2. Be a grateful ‘customer’ always (‘everything received with gratitude’)

This is not too far a leap from the first part of the quote. It is possible to in all circumstances remain positive, hopeful and grateful; but we don’t get there without a lot of work and a special ‘ours only’ journey through life. (God loves us so much he wouldn’t cheat us out of our own unique journey of self-discovery.)

Whilst some might think this that being able to remain positive, hopeful and grateful regarding everything in life is ludicrous, it’s a fact, and it’s back biblically.

This generates its own happiness in that our mental and emotional responses are fortified even before the issue comes; we’re prepared in our hearts and minds to receive well. It’s our default position; our habit. Every habit must be developed, practiced.

3. Always ‘supply’ abundantly, gracefully (‘everything passed on with grace’)

Our abundance is generated from what we receive and how we receive it. This is the most important part to the saying in my view for so often we’re initiating things in our relationships. So often we’re anything but graceful.

Even if we receive something hard i.e. an offense, we can absorb it emotionally before we respond in grace, which is a kindness perhaps not deserved by the person who offended us.

Think of this. How often do we see people respond this way? When we do we tend to instinctually admire them. Grace reeks of both the humility of submission and the strength of heart to protect both ourselves and others, making the absolute best of any situation (see Romans 8:28).

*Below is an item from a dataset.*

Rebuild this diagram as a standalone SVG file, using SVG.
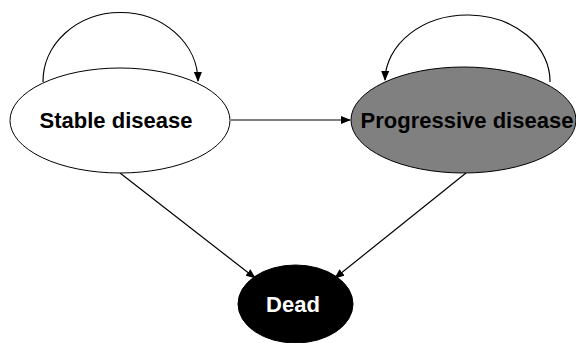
<svg xmlns="http://www.w3.org/2000/svg" width="576" height="343" viewBox="0 0 576 343">
<defs>
<marker id="ah" markerWidth="10" markerHeight="8" refX="9" refY="4" orient="auto" markerUnits="userSpaceOnUse">
<path d="M0,0 L10,4 L0,8 Z" fill="#000"/>
</marker>
<style>
.n{stroke:#000;stroke-width:1}
.t{font-family:"Liberation Sans",Arial,sans-serif;font-weight:bold;font-size:22px;text-anchor:middle}
.c{fill:none;stroke:#000;stroke-width:1.2;marker-end:url(#ah)}
</style>
</defs>
<rect width="576" height="343" fill="#fff"/>
<g id="connectors">
<path class="c" d="M43,82 A77.5,69 0 0 1 198,81"/>
<path class="c" d="M550,82 A82.5,66 0 0 0 385,80"/>
<path class="c" d="M231,120 L350,120"/>
<path class="c" d="M120,173 L255,278"/>
<path class="c" d="M466,173 L335,278"/>
</g>
<g id="stable">
<ellipse class="n" cx="120" cy="120.5" rx="110" ry="52.5" fill="#fff"/>
<text class="t" x="116" y="128">Stable disease</text>
</g>
<g id="progressive">
<ellipse class="n" cx="463.5" cy="120" rx="112.5" ry="53" fill="#808080"/>
<text class="t" x="467" y="128">Progressive disease</text>
</g>
<g id="dead">
<ellipse class="n" cx="295.5" cy="304" rx="57.5" ry="39" fill="#000"/>
<text class="t" x="293" y="312" fill="#fff">Dead</text>
</g>
</svg>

Putting these three parts together again

When we show the diligence of discipline to check the little things in our understandings with people; when we gratefully receive everything; and, when we offer out grace, kindness and encouragement, we are finally on our way to the most basic form of contentment and purpose of our lives.

If there was one way to completely formularise life--and I don’t believe there truly is--this advice of G.K. Chesterton’s would basically suffice. It was profound enough for him, his chief thought.

He added at one time, “I would maintain that thanks are the highest form of thought; and that gratitude is happiness doubled by wonder.”[1]

‘Thankfulness (gratitude) is the parent of all virtue.’ –Cicero.